At this point, the moderator cuts in and asks, “OK, but how? Do you think enough is being done?” To which Clinton replied with:
Well, I think it’s, you know, very, it’s a very, a very hard challenge because you can’t very well put American or Western troops in to fight this organism. You have to use not only air force but also army soldiers from the region and particularly from Iraq. And so what Americans are doing now is helping retrain the Iraqi army after it was really decimated by Maliki, trying to get leadership back within the Sunni regions, trying to integrate them so the Sunnis feel like they have a stake in the future, supporting the Kurds because the Kurdish Peshmerga are right now certainly the best fighting force. It’s like three, four, five dimensional chess. So yes, I think a lot of the right moves are being made but this is a really complicated and long-term problem because remember, we’ve got Al Qaeda in Yemen, we’ve got Boko Haram in North Africa, we’ve got terrorist groups from the Sinai through Libya and south into Mali. This is a long-term struggle.

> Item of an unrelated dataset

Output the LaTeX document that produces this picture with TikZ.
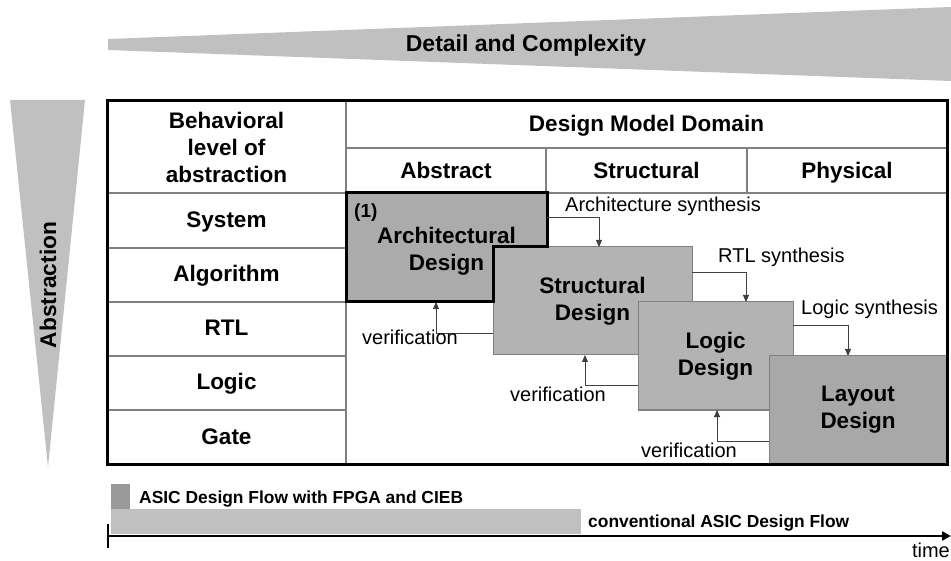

So as you can see, after a full five minutes of talking about ISIS, Clinton didn’t really say that much. Conservatives will read her remarks and find something else missing. Republicans are obsessed with branding ISIS as “radical Islam” to such an extent you question their real motive behind it. Clinton seemed to have an awkward time at the beginning of her response in explaining ISIS, describing them as a group that wants to “control territory.” All in all, your actual plan to defeat ISIS is still a lot more important than what you call them, but Fox News and Republicans have been beating this drum hard and will gladly jump on any indecisiveness.
Clinton may not need to yell “radical Islam” the way Republicans do, or have a 20-point plan to defeat the amorphous terrorist group this early in the presidential season. But she needs a better answer on ISIS than what she gave Tuesday.